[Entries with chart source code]
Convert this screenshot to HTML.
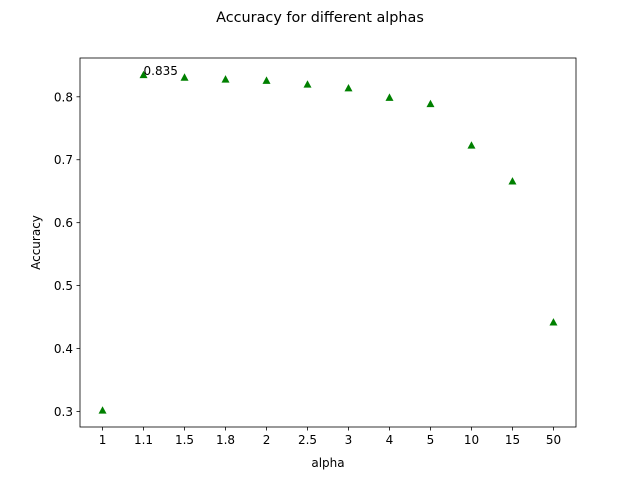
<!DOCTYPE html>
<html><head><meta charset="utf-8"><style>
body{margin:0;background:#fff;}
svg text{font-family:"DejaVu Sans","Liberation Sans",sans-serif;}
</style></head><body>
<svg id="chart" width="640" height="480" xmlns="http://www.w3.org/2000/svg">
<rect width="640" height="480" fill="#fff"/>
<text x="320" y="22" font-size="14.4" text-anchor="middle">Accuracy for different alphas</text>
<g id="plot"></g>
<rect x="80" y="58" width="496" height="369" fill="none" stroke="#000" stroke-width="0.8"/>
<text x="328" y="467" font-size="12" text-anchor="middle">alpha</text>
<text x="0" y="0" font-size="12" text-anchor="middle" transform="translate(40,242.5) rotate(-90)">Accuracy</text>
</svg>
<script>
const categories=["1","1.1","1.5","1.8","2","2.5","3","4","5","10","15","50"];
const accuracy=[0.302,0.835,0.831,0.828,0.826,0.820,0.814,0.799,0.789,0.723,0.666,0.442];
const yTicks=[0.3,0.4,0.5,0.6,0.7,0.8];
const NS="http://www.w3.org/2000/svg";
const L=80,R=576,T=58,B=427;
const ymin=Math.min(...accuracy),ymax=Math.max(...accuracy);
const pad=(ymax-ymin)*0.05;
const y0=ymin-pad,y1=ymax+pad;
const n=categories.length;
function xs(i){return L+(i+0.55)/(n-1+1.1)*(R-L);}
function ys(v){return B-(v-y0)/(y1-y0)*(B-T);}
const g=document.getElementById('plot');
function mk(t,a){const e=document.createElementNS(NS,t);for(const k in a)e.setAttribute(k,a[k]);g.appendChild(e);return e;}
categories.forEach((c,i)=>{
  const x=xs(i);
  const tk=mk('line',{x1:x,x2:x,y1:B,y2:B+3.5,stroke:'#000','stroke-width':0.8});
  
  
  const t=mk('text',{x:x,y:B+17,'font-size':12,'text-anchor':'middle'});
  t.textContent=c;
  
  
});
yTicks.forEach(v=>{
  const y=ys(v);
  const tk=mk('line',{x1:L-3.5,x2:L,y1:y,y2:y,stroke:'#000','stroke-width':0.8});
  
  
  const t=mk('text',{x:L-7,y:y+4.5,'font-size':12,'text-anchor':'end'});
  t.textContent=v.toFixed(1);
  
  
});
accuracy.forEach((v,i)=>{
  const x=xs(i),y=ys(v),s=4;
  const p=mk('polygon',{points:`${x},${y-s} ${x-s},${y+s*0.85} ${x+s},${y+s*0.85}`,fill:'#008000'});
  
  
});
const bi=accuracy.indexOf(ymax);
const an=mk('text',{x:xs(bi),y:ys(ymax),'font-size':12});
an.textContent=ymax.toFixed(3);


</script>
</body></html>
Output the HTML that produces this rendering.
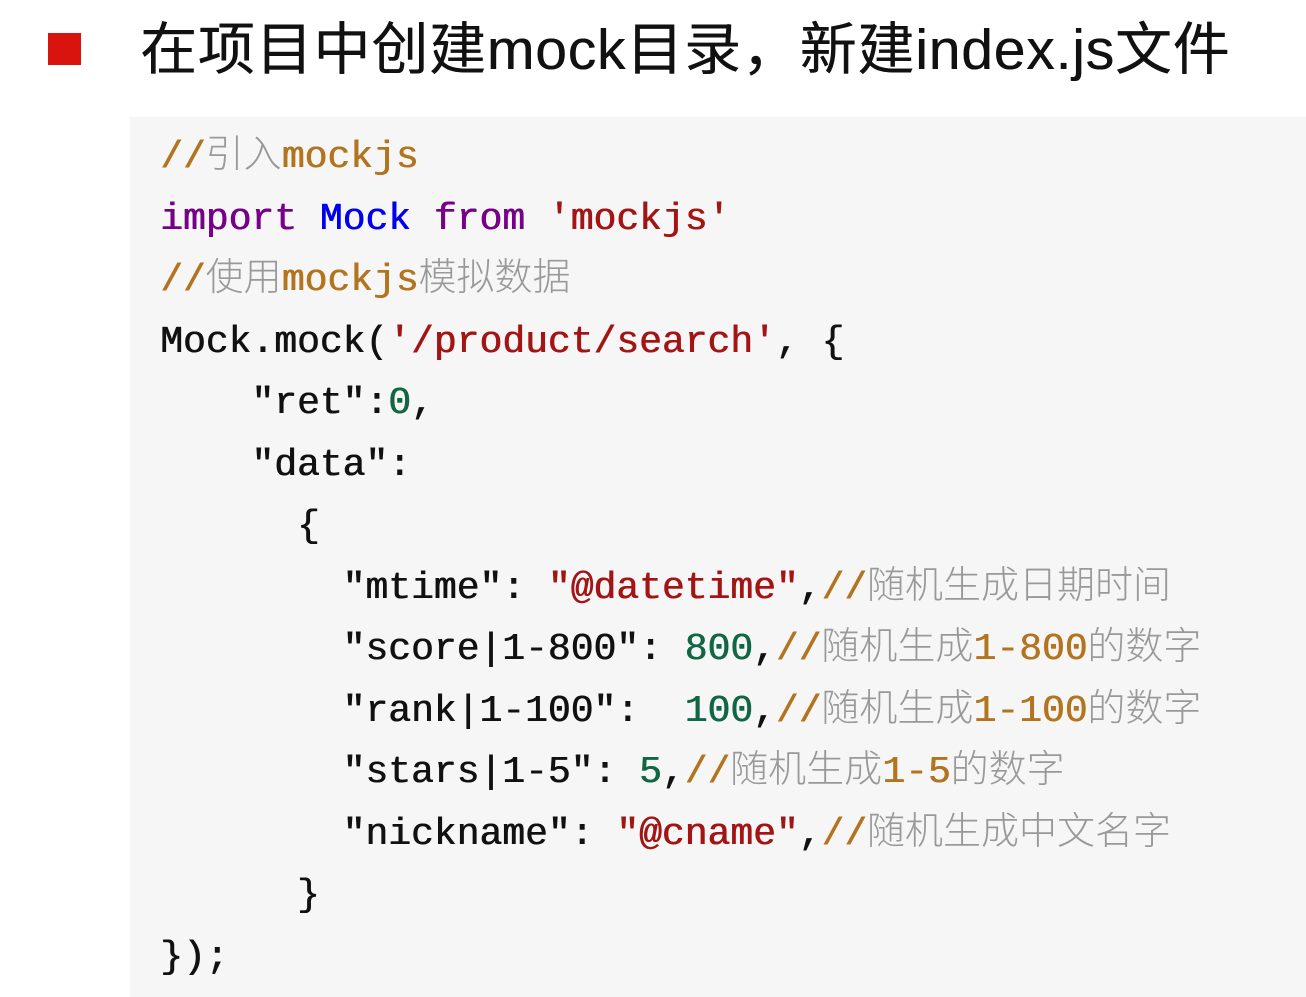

• Exercise instructions: Reproduce every entry word for word, but skip any pictures.

• Output below:
Convert this screenshot to HTML.
<!DOCTYPE html>
<html><head><meta charset="utf-8"><style>
body{margin:0;background:#fff;}
svg text{font-family:"DejaVu Sans","Liberation Sans",sans-serif;}
</style></head><body>
<svg id="chart" width="640" height="480" xmlns="http://www.w3.org/2000/svg">
<rect width="640" height="480" fill="#fff"/>
<text x="320" y="22" font-size="14.4" text-anchor="middle">Accuracy for different alphas</text>
<g id="plot"></g>
<rect x="80" y="58" width="496" height="369" fill="none" stroke="#000" stroke-width="0.8"/>
<text x="328" y="467" font-size="12" text-anchor="middle">alpha</text>
<text x="0" y="0" font-size="12" text-anchor="middle" transform="translate(40,242.5) rotate(-90)">Accuracy</text>
</svg>
<script>
const categories=["1","1.1","1.5","1.8","2","2.5","3","4","5","10","15","50"];
const accuracy=[0.302,0.835,0.831,0.828,0.826,0.820,0.814,0.799,0.789,0.723,0.666,0.442];
const yTicks=[0.3,0.4,0.5,0.6,0.7,0.8];
const NS="http://www.w3.org/2000/svg";
const L=80,R=576,T=58,B=427;
const ymin=Math.min(...accuracy),ymax=Math.max(...accuracy);
const pad=(ymax-ymin)*0.05;
const y0=ymin-pad,y1=ymax+pad;
const n=categories.length;
function xs(i){return L+(i+0.55)/(n-1+1.1)*(R-L);}
function ys(v){return B-(v-y0)/(y1-y0)*(B-T);}
const g=document.getElementById('plot');
function mk(t,a){const e=document.createElementNS(NS,t);for(const k in a)e.setAttribute(k,a[k]);g.appendChild(e);return e;}
categories.forEach((c,i)=>{
  const x=xs(i);
  const tk=mk('line',{x1:x,x2:x,y1:B,y2:B+3.5,stroke:'#000','stroke-width':0.8});
  
  
  const t=mk('text',{x:x,y:B+17,'font-size':12,'text-anchor':'middle'});
  t.textContent=c;
  
  
});
yTicks.forEach(v=>{
  const y=ys(v);
  const tk=mk('line',{x1:L-3.5,x2:L,y1:y,y2:y,stroke:'#000','stroke-width':0.8});
  
  
  const t=mk('text',{x:L-7,y:y+4.5,'font-size':12,'text-anchor':'end'});
  t.textContent=v.toFixed(1);
  
  
});
accuracy.forEach((v,i)=>{
  const x=xs(i),y=ys(v),s=4;
  const p=mk('polygon',{points:`${x},${y-s} ${x-s},${y+s*0.85} ${x+s},${y+s*0.85}`,fill:'#008000'});
  
  
});
const bi=accuracy.indexOf(ymax);
const an=mk('text',{x:xs(bi),y:ys(ymax),'font-size':12});
an.textContent=ymax.toFixed(3);


</script>
</body></html>
Output the HTML that produces this rendering.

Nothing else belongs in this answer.